To do :: Output the material exactly, but drop every image it holds.

Information provided ::
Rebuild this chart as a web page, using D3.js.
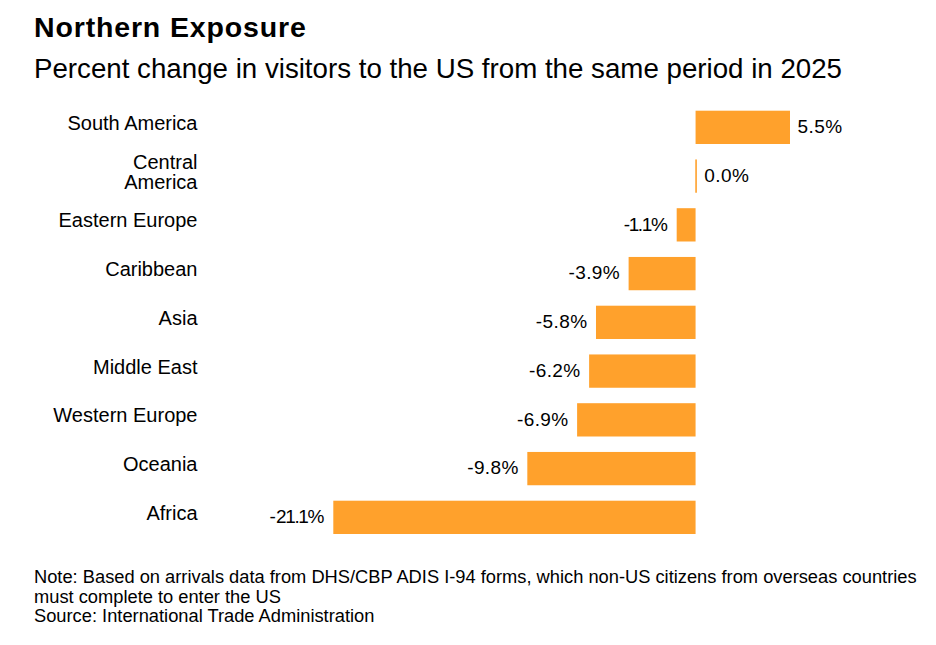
<!DOCTYPE html>
<html><head><meta charset="utf-8">
<script src="https://cdn.jsdelivr.net/npm/d3@7"></script>
<style>
body{margin:0;background:#fff;}
text{font-family:"Liberation Sans",Arial,Helvetica,sans-serif;fill:#000;}
</style></head>
<body>
<svg id="chart" width="936" height="645"></svg>
<script>
const categories = ["South America","Central America","Eastern Europe","Caribbean","Asia","Middle East","Western Europe","Oceania","Africa"];
const categoryLines = [["South America"],["Central","America"],["Eastern Europe"],["Caribbean"],["Asia"],["Middle East"],["Western Europe"],["Oceania"],["Africa"]];
const values = [5.5, 0.0, -1.1, -3.9, -5.8, -6.2, -6.9, -9.8, -21.1];
const valueLabels = ["5.5%","0.0%","-1.1%","-3.9%","-5.8%","-6.2%","-6.9%","-9.8%","-21.1%"];
const titleText = "Northern Exposure";
const subtitleText = "Percent change in visitors to the US from the same period in 2025";
const noteLines = ["Note: Based on arrivals data from DHS/CBP ADIS I-94 forms, which non-US citizens from overseas countries","must complete to enter the US","Source: International Trade Administration"];

const svg = d3.select("#chart");
const color = "#ffa12c";

svg.append("text").attr("x",34).attr("y",36.7).attr("font-size",28.5).attr("font-weight","bold")
  .attr("letter-spacing","0.85px").text(titleText);
svg.append("text").attr("x",34).attr("y",77.7).attr("font-size",27.7).text(subtitleText);

const x = d3.scaleLinear().domain([-21.1, 5.5]).range([333.3, 790]);
const y = d3.scaleBand().domain(categories).range([110.7, 534]).paddingInner(0.317).paddingOuter(0);

const g = svg.append("g");
g.selectAll("rect.bar").data(values).join("rect")
  .attr("class","bar")
  .attr("x",(d)=> d===0 ? x(0)-0.3 : Math.min(x(0),x(d)))
  .attr("width",(d)=> d===0 ? 1.6 : Math.abs(x(d)-x(0)))
  .attr("y",(d,i)=>y(categories[i]))
  .attr("height",y.bandwidth())
  .attr("fill",color);

const vals = g.selectAll("text.val").data(values).join("text")
  .attr("class","val")
  .attr("x",(d)=> d>=0 ? Math.max(x(d),x(0)+1.3)+7.5 : x(d)-8.5)
  .attr("y",(d,i)=>y(categories[i])+y.bandwidth()/2)
  .attr("dy","0.31em")
  .attr("text-anchor",(d)=> d>=0 ? "start":"end")
  .attr("font-size",19)
  .attr("letter-spacing","0.4px");
vals.selectAll("tspan").data((d,i)=>{
    const chars = valueLabels[i].split("");
    return chars.map((c,k)=>({c, dx: (c==="1"?-1.8:0) + (k>0 && chars[k-1]==="1" ? -1.8:0)}));
  }).join("tspan")
  .attr("dx",d=>d.dx)
  .text(d=>d.c);

const labs = g.selectAll("text.cat").data(categoryLines).join("text")
  .attr("class","cat")
  .attr("text-anchor","end")
  .attr("font-size",20)
  .attr("y",(d,i)=>y(categories[i])+y.bandwidth()/2 - 4.7 - (d.length-1)*10);
labs.selectAll("tspan").data(d=>d).join("tspan")
  .attr("x",197.5)
  .attr("dy",(d,j)=> j===0 ? "0.36em" : "20")
  .text(d=>d);

noteLines.forEach((t,i)=>{
  svg.append("text").attr("x",34).attr("y",583+i*19.5).attr("font-size",18.3).text(t);
});
</script>
</body></html>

Solution to the problem ::
Rebuild this chart as a web page, using D3.js.
<!DOCTYPE html>
<html><head><meta charset="utf-8">
<script src="https://cdn.jsdelivr.net/npm/d3@7"></script>
<style>
body{margin:0;background:#fff;}
text{font-family:"Liberation Sans",Arial,Helvetica,sans-serif;fill:#000;}
</style></head>
<body>
<svg id="chart" width="936" height="645"></svg>
<script>
const categories = ["South America","Central America","Eastern Europe","Caribbean","Asia","Middle East","Western Europe","Oceania","Africa"];
const categoryLines = [["South America"],["Central","America"],["Eastern Europe"],["Caribbean"],["Asia"],["Middle East"],["Western Europe"],["Oceania"],["Africa"]];
const values = [5.5, 0.0, -1.1, -3.9, -5.8, -6.2, -6.9, -9.8, -21.1];
const valueLabels = ["5.5%","0.0%","-1.1%","-3.9%","-5.8%","-6.2%","-6.9%","-9.8%","-21.1%"];
const titleText = "Northern Exposure";
const subtitleText = "Percent change in visitors to the US from the same period in 2025";
const noteLines = ["Note: Based on arrivals data from DHS/CBP ADIS I-94 forms, which non-US citizens from overseas countries","must complete to enter the US","Source: International Trade Administration"];

const svg = d3.select("#chart");
const color = "#ffa12c";

svg.append("text").attr("x",34).attr("y",36.7).attr("font-size",28.5).attr("font-weight","bold")
  .attr("letter-spacing","0.85px").text(titleText);
svg.append("text").attr("x",34).attr("y",77.7).attr("font-size",27.7).text(subtitleText);

const x = d3.scaleLinear().domain([-21.1, 5.5]).range([333.3, 790]);
const y = d3.scaleBand().domain(categories).range([110.7, 534]).paddingInner(0.317).paddingOuter(0);

const g = svg.append("g");
g.selectAll("rect.bar").data(values).join("rect")
  .attr("class","bar")
  .attr("x",(d)=> d===0 ? x(0)-0.3 : Math.min(x(0),x(d)))
  .attr("width",(d)=> d===0 ? 1.6 : Math.abs(x(d)-x(0)))
  .attr("y",(d,i)=>y(categories[i]))
  .attr("height",y.bandwidth())
  .attr("fill",color);

const vals = g.selectAll("text.val").data(values).join("text")
  .attr("class","val")
  .attr("x",(d)=> d>=0 ? Math.max(x(d),x(0)+1.3)+7.5 : x(d)-8.5)
  .attr("y",(d,i)=>y(categories[i])+y.bandwidth()/2)
  .attr("dy","0.31em")
  .attr("text-anchor",(d)=> d>=0 ? "start":"end")
  .attr("font-size",19)
  .attr("letter-spacing","0.4px");
vals.selectAll("tspan").data((d,i)=>{
    const chars = valueLabels[i].split("");
    return chars.map((c,k)=>({c, dx: (c==="1"?-1.8:0) + (k>0 && chars[k-1]==="1" ? -1.8:0)}));
  }).join("tspan")
  .attr("dx",d=>d.dx)
  .text(d=>d.c);

const labs = g.selectAll("text.cat").data(categoryLines).join("text")
  .attr("class","cat")
  .attr("text-anchor","end")
  .attr("font-size",20)
  .attr("y",(d,i)=>y(categories[i])+y.bandwidth()/2 - 4.7 - (d.length-1)*10);
labs.selectAll("tspan").data(d=>d).join("tspan")
  .attr("x",197.5)
  .attr("dy",(d,j)=> j===0 ? "0.36em" : "20")
  .text(d=>d);

noteLines.forEach((t,i)=>{
  svg.append("text").attr("x",34).attr("y",583+i*19.5).attr("font-size",18.3).text(t);
});
</script>
</body></html>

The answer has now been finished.